═════ Data rows ═════
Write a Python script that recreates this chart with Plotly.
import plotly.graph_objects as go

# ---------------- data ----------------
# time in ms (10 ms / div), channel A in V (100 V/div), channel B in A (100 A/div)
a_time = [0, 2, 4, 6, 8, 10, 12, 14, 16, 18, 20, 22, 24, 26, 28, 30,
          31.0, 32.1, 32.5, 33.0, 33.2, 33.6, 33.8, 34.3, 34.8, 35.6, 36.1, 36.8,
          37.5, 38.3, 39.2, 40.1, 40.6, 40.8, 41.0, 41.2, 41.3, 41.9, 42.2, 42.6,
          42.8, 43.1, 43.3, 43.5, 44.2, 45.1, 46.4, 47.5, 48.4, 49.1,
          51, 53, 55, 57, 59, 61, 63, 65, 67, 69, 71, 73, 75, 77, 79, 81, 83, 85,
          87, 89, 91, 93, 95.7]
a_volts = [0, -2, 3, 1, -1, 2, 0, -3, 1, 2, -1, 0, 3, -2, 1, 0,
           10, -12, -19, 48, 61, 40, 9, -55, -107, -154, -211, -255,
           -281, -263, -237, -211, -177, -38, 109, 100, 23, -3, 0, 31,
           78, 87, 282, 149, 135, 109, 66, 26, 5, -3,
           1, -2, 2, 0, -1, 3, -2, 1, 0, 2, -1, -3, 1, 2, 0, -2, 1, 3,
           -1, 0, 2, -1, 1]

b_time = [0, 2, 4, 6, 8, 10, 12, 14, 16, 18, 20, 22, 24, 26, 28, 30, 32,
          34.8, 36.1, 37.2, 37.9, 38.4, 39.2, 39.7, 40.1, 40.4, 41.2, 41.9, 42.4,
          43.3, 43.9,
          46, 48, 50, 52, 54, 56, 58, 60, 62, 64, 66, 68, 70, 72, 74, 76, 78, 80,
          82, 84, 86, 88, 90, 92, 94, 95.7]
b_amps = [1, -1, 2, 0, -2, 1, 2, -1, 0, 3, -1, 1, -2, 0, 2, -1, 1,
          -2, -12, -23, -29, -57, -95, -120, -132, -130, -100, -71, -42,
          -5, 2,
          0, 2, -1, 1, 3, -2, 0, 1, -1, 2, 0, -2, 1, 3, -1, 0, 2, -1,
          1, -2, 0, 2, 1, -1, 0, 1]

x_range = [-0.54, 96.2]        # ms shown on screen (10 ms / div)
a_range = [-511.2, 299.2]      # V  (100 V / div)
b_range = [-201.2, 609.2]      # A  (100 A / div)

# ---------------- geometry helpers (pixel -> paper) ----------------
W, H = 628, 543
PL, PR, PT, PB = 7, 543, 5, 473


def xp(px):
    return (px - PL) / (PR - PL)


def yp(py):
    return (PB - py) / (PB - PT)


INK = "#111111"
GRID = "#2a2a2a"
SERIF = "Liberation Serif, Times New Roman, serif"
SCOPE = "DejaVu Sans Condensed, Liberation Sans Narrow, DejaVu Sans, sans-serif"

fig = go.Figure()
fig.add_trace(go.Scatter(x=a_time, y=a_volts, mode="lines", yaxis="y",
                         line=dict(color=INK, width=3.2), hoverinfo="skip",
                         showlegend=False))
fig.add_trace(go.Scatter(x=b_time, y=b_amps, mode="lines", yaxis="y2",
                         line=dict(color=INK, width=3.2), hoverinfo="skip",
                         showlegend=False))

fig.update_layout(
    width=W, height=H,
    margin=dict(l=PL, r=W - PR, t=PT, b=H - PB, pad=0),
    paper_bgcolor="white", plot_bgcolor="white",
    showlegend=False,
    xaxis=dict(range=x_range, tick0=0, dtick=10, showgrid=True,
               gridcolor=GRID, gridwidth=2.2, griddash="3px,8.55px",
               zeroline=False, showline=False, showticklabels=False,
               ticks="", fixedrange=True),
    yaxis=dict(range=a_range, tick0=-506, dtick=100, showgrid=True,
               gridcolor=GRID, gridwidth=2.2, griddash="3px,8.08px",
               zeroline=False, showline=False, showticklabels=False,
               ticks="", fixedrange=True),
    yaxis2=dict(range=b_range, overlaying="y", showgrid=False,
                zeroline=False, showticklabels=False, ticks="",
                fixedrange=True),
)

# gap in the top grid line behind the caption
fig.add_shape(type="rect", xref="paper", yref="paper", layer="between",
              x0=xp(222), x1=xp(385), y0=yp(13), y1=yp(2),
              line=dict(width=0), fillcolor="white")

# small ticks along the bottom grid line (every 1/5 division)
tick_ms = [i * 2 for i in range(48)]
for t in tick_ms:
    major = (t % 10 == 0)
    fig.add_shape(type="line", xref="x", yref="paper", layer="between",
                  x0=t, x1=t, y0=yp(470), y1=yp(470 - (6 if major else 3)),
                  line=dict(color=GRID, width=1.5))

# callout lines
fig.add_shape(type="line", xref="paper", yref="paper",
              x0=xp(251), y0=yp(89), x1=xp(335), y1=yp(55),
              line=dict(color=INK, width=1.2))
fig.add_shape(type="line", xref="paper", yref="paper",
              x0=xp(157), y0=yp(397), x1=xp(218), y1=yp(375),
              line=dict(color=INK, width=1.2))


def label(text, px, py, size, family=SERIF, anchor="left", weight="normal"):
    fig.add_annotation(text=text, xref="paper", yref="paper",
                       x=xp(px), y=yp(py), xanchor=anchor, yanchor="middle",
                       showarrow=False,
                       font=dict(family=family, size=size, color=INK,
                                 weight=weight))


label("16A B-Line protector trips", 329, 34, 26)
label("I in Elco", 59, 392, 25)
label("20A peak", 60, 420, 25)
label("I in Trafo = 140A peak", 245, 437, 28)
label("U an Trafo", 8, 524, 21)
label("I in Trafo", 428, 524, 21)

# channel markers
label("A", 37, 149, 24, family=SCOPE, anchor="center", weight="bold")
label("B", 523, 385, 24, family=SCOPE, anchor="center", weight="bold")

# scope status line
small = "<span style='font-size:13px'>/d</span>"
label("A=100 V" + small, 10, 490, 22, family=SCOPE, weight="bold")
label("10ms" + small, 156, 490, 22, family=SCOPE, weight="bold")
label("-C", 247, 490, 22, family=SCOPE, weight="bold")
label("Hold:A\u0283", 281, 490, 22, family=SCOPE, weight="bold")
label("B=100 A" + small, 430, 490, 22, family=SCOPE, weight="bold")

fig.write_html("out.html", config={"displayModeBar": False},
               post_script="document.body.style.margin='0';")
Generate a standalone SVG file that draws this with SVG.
═════
═════ Data rows ═════
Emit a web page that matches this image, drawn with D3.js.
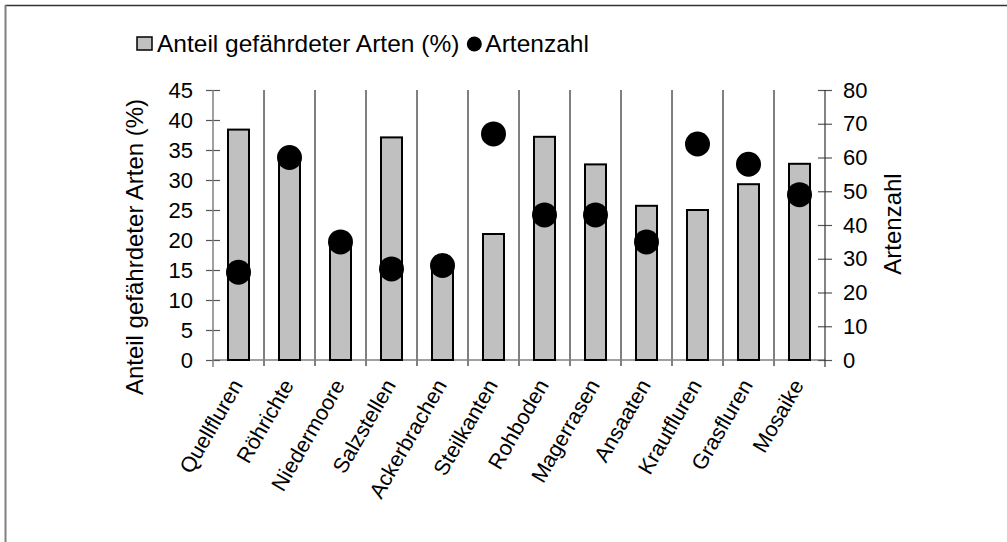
═════
*Your objective*: All lines in the listing above from the line containing "Write a Python" to the line containing "import plotly.graph_objects as go", inclusive, should be retyped exactly; no other lines should appear.

*Full answer*:
Write a Python script that recreates this chart with Plotly.
import plotly.graph_objects as go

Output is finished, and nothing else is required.